* _STATED TASK_
Leave out the pictures and repeat the data exactly.

— START OF DATA ROWS —

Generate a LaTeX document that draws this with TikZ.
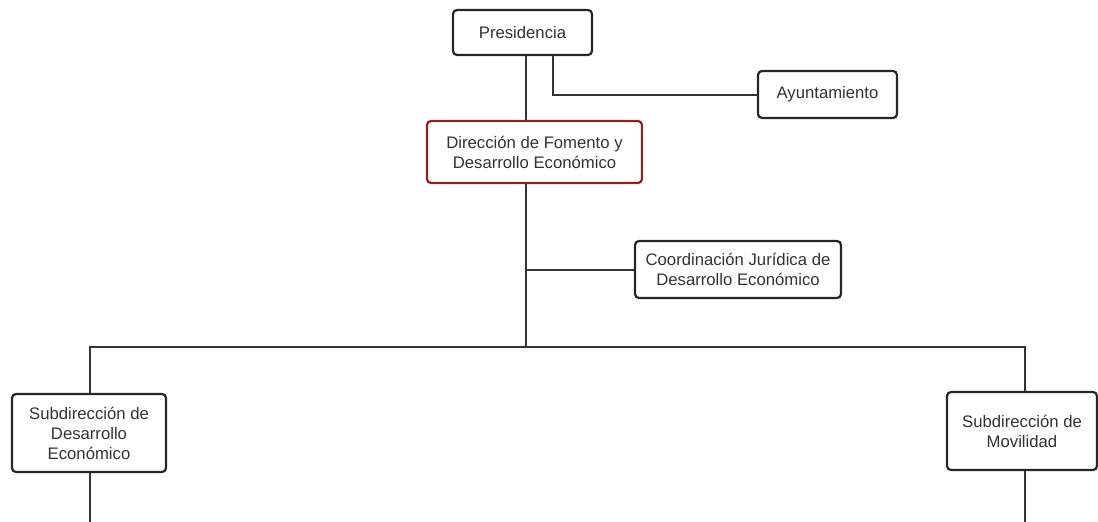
\documentclass[tikz,border=0pt]{standalone}
\usepackage{fontspec}
\setmainfont{Liberation Sans}
\begin{document}
\begin{tikzpicture}[x=1pt,y=-1pt,
  box/.style={draw=black!85, line width=2.2pt, rounded corners=4pt, fill=white,
    text=black!80, align=center, inner sep=0pt,
    font=\fontsize{16.7}{20}\selectfont},
  redbox/.style={box, draw=red!45!black!85},
  link/.style={draw=black!80, line width=2pt}]
\useasboundingbox (0,0) rectangle (1098,522);
\node[box, minimum width=139pt, minimum height=45pt] (P) at (522.5,32.5) {Presidencia};
\node[box, minimum width=139pt, minimum height=47pt] (A) at (827.5,94.5) {Ayuntamiento};
\node[redbox, minimum width=215pt, minimum height=62pt] (D) at (534.5,152) {Dirección de Fomento y\\Desarrollo Económico};
\node[box, minimum width=206pt, minimum height=57pt] (C) at (738,269.5) {Coordinación Jurídica de\\Desarrollo Económico};
\node[box, minimum width=154pt, minimum height=78pt] (S1) at (89,433) {Subdirección de\\Desarrollo\\Económico};
\node[box, minimum width=150pt, minimum height=78pt] (S2) at (1022,431) {Subdirección de\\Movilidad};
\coordinate (J) at (526,347);
\coordinate (E1) at (90,522);
\coordinate (E2) at (1025,522);
\begin{scope}[on background layer/.try]
\end{scope}
\draw[link] (P.south -| J) -- (D.north -| J);
\draw[link] (P.south -| 553,0) |- (A.west);
\draw[link] (D.south -| J) -- (J);
\draw[link] (C.west -| J) -- (C.west);
\draw[link] (S1.north -| E1) |- (J) -| (S2.north -| E2);
\draw[link] (S1.south -| E1) -- (E1);
\draw[link] (S2.south -| E2) -- (E2);
\end{tikzpicture}
\end{document}
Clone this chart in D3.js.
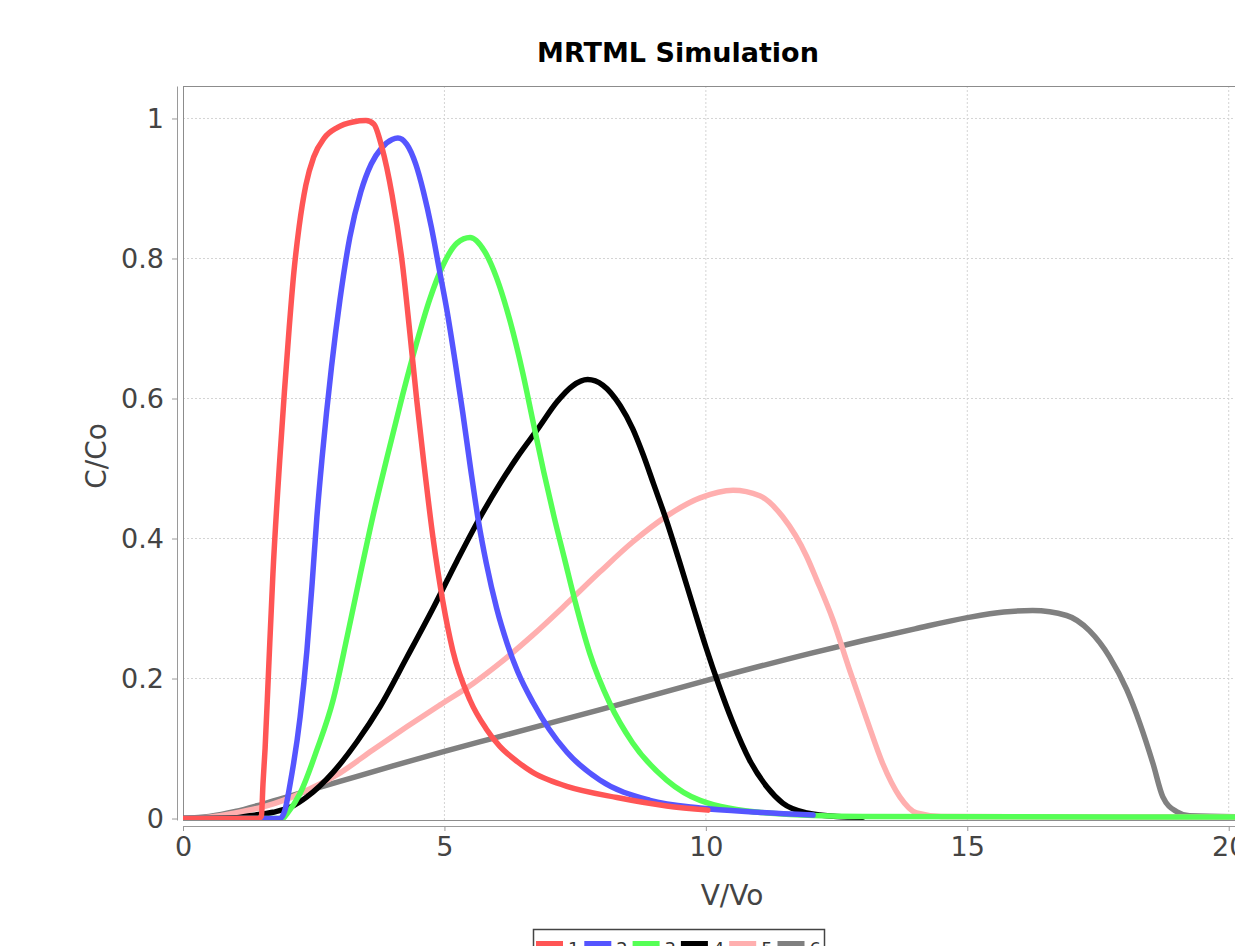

— END OF DATA ROWS —

* _TASK ANSWER_
Generate a LaTeX document that draws this with TikZ.
\documentclass[tikz,border=0pt]{standalone}
\usepackage{fontspec}
\setmainfont{Liberation Sans}
\begin{document}
\begin{tikzpicture}[x=1pt,y=-1pt,
  box/.style={draw=black!85, line width=2.2pt, rounded corners=4pt, fill=white,
    text=black!80, align=center, inner sep=0pt,
    font=\fontsize{16.7}{20}\selectfont},
  redbox/.style={box, draw=red!45!black!85},
  link/.style={draw=black!80, line width=2pt}]
\useasboundingbox (0,0) rectangle (1098,522);
\node[box, minimum width=139pt, minimum height=45pt] (P) at (522.5,32.5) {Presidencia};
\node[box, minimum width=139pt, minimum height=47pt] (A) at (827.5,94.5) {Ayuntamiento};
\node[redbox, minimum width=215pt, minimum height=62pt] (D) at (534.5,152) {Dirección de Fomento y\\Desarrollo Económico};
\node[box, minimum width=206pt, minimum height=57pt] (C) at (738,269.5) {Coordinación Jurídica de\\Desarrollo Económico};
\node[box, minimum width=154pt, minimum height=78pt] (S1) at (89,433) {Subdirección de\\Desarrollo\\Económico};
\node[box, minimum width=150pt, minimum height=78pt] (S2) at (1022,431) {Subdirección de\\Movilidad};
\coordinate (J) at (526,347);
\coordinate (E1) at (90,522);
\coordinate (E2) at (1025,522);
\begin{scope}[on background layer/.try]
\end{scope}
\draw[link] (P.south -| J) -- (D.north -| J);
\draw[link] (P.south -| 553,0) |- (A.west);
\draw[link] (D.south -| J) -- (J);
\draw[link] (C.west -| J) -- (C.west);
\draw[link] (S1.north -| E1) |- (J) -| (S2.north -| E2);
\draw[link] (S1.south -| E1) -- (E1);
\draw[link] (S2.south -| E2) -- (E2);
\end{tikzpicture}
\end{document}
Clone this chart in D3.js.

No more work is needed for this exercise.